L’étude à l’âge adulte des conséquences d’expériences traumatisantes pendant l’enfance est souvent difficile en raison de la tendance des adultes à sous-déclarer ce type d’événements. La littérature scientifique a néanmoins déjà mis en évidence un lien entre le fait de vivre des expériences traumatisantes ou stressantes pendant l’enfance (telles que des actes de violence, des abus ou des négligences) et les conduites à risques (hyperphagie boulimique, addictions alimentaires) ou encore les maladies chroniques (obésité, maladies cardiovasculaires, diabète de type 2 et cancer) à l’âge adulte. Une étude de cohorte utilise les données de plus de 5 000 enfants pour examiner les éventuelles relations entre le vécu de traumatismes pendant l’enfance et la qualité de l’alimentation à 10 ans.
Le vécu d’expériences traumatisantes et stressantes a été recueilli au moyen d’un questionnaire spécifique de 15 questions soumis à l’enfant, issues en particulier du questionnaire CASE (Child and Adolescent Survey of Experiences : Child Version). Ces expériences ont ensuite été classifiées en cinq catégories :
- Abus/maltraitance ;
- problèmes scolaires ;
- décès/maladie grave ;
- changement de vie ;
- dysfonctionnement au sein du foyer.
Les consommations alimentaires de l’enfant ont également été enregistrées et cinq modèles alimentaires ont été identifiés :
- Alimentation équilibrée ;
- Consommations faibles (en particulier de fruits, légumes, yaourt, fromage, œufs) ;
- Alimentation dense en énergie (consommation élevée d’aliments tels que des pizzas, chips, gâteaux, sodas) ;
- Snacks (consommation élevée d’aliments entre les repas) ;
- Consommations intermédiaires (en particulier des aliments denses en énergie et des aliments de type snack).
Pour évaluer le lien entre les expériences traumatisantes et l’alimentation, l’étude à été faite de façon à ce qu’un enfant appartienne à seulement 1 des 5 modèles alimentaires.

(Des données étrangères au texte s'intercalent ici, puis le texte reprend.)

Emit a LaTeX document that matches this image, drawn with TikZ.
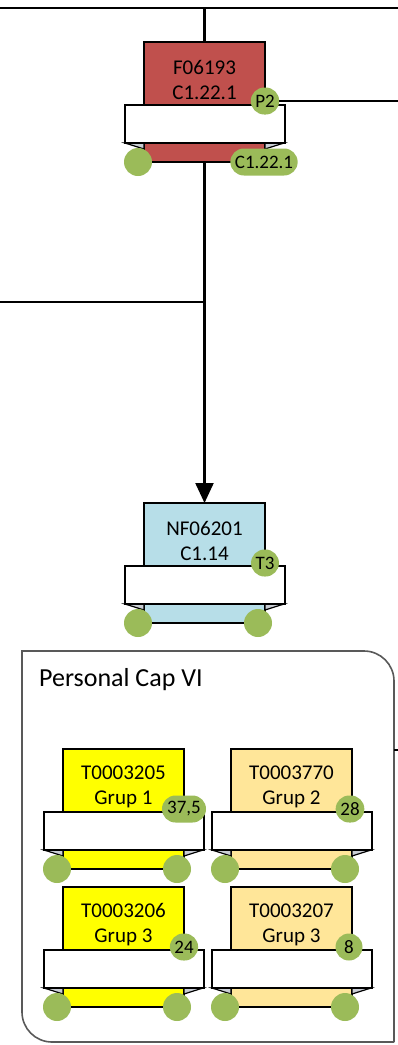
\documentclass[tikz,border=0pt]{standalone}
\usepackage{fontspec}
\setmainfont{Carlito}
\usetikzlibrary{arrows.meta,shapes.misc}
\definecolor{cred}{HTML}{C0504D}
\definecolor{cblue}{HTML}{B7DEE8}
\definecolor{cyel}{HTML}{FFFF00}
\definecolor{corg}{HTML}{FFE699}
\definecolor{cgreen}{HTML}{9BBB59}
\definecolor{cfold}{HTML}{C9CDD4}
\definecolor{cgrayline}{HTML}{595959}
\tikzset{
  boxst/.style={draw=black, line width=1.6pt, minimum width=121, minimum height=120, anchor=north west, inner sep=0pt, outer sep=0pt},
  ribbonst/.style={draw=black, line width=1.6pt, fill=white, minimum width=160, minimum height=38, anchor=north west, inner sep=0pt, outer sep=0pt},
  foldst/.style={draw=black, line width=1.2pt, fill=cfold, line join=miter},
  lbl/.style={align=center, inner sep=0pt, font=\fontsize{21}{25}\selectfont},
  dotst/.style={circle, fill=cgreen, minimum size=28, inner sep=0pt},
  pill/.style={rounded rectangle, fill=cgreen, minimum height=27, minimum width=27, inner xsep=3pt, inner ysep=0pt, font=\fontsize{19}{20}\selectfont},
  conn/.style={draw=black, line width=2.2pt},
  contst/.style={draw=cgrayline, line width=1.6pt},
}
% #1 name, #2 left x, #3 top y, #4 fill, #5 line 1, #6 line 2
\newcommand\mytile[6]{%
  \node[boxst, fill=#4] (#1) at (#2,#3) {};
  \node[lbl] (#1t) at (#2+60.5,#3+38) {#5\\#6};
  \draw[foldst] (#2-19,#3+101) -- (#2,#3+101) -- (#2,#3+107) -- cycle;
  \draw[foldst] (#2+140,#3+101) -- (#2+121,#3+101) -- (#2+121,#3+107) -- cycle;
  \node[ribbonst] (#1r) at (#2-19,#3+63) {};
  \node[dotst] (#1a) at (#2-6,#3+120) {};
}
\begin{document}
\begin{tikzpicture}[x=1pt,y=-1pt]
\useasboundingbox (0,0) rectangle (398,1045);
% container
\draw[contst] (394,1042) -- (394,681) arc[start angle=0,end angle=-90,radius=30]
  -- (22,651) -- (22,1012) arc[start angle=180,end angle=90,radius=30] -- (394,1042);
\node[anchor=west, inner sep=0pt, font=\fontsize{26}{30}\selectfont] (cap) at (39,680) {Personal Cap VI};
\coordinate (cr) at (398,750);
\draw[conn, line width=1.6pt] (cr) -- (394,750);

% top node
\mytile{f}{144}{42}{cred}{F06193}{C1.22.1}
\node[pill] (fp) at (265,101) {P2};
\node[pill] (fq) at (264,162) {C1.22.1};

% second node
\mytile{n}{144}{503}{cblue}{NF06201}{C1.14}
\node[pill] (np) at (265,563) {T3};
\node[dotst] (nb) at (258,623) {};

% tiles
\mytile{ta}{63}{749}{cyel}{T0003205}{Grup 1}
\node[pill] (tap) at (184,809) {37,5};
\node[dotst] (tab) at (177,869) {};

\mytile{tb}{231}{749}{corg}{T0003770}{Grup 2}
\node[pill] (tbp) at (350,809) {28};
\node[dotst] (tbb) at (345,869) {};

\mytile{tc}{63}{887}{cyel}{T0003206}{Grup 3}
\node[pill] (tcp) at (184,947) {24};
\node[dotst] (tcb) at (177,1007) {};

\mytile{td}{231}{887}{corg}{T0003207}{Grup 3}
\node[pill] (tdp) at (349,947) {8};
\node[dotst] (tdb) at (345,1007) {};

% connectors
\coordinate (ta0) at (0,8);
\coordinate (tb0) at (398,8);
\draw[conn] (ta0) -- (tb0);
\draw[conn] (f.north) -- (f.north |- ta0);
\coordinate (pr) at (398,101);
\draw[conn] (fp.east) -- (pr);
\coordinate (lj) at (0,302);
\draw[conn] (lj) -- (lj -| f.south);
\draw[conn, -{Triangle[width=18pt,length=20pt]}] (f.south) -- (n.north);
\end{tikzpicture}
\end{document}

Les résultats (ajustés sur les principaux facteurs de confusion dont les revenus du foyer et la structure familiale) suggèrent une relation dose effet entre le nombre total d’expériences traumatisantes vécues pendant l’enfance et une qualité de l’alimentation diminuée. En effet, les enfants rapportant 4 ou 5 événements traumatisants présentent plus de risque de suivre un modèle alimentaire de type « dense en énergie » comparativement à ceux n’en rapportant pas (rapport des cotes ou odds ratio OR = 2,41 ; IC99% = [1,00 ; 5,77]). Cet effet est encore plus marqué chez les enfants rapportant 6 traumatismes ou plus (OR = 2,65 ; IC99% = [1,10 ; 6,39]).
Le nombre total d’expériences traumatisantes est aussi associé à un risque plus élevé de suivre une alimentation de type « consommations faibles » (OR = 1,06 ; IC99% = [1,00 ; 1,12]). Les auteurs mettent en particulier en avant le fait que les enfants rapportant des expériences de type « abus » présentent un risque augmenté de 28 % de suivre une alimentation de type « consommations faibles », comparativement à ceux ne rapportant pas ce type de traumatisme.
Pour conclure, cette étude met en lumière le fait que plus les enfants vivent d’expériences traumatisantes avant l’âge de 10 ans, plus le risque d’avoir des habitudes alimentaires défavorables à la santé à cet âge augmente. Les auteurs suggèrent que le stress engendré par ces expériences pourrait favoriser l’inflammation et affecter la réponse hormonale, entraînant ainsi une diminution de la capacité d’autorégulation et l’engagement dans des conduites alimentaires à risque.
FERREIRA, P. FRAGA, S. & OLIVEIRA, A. Association of adverse childhood experiences with dietary patterns of school-age children: evidence from the birth cohort Generation XXI. The American Journal of Clinical Nutrition, 2024, 120, 2, p. 328-335 (doi: 10.1016/j.ajcnut.2024.06.003).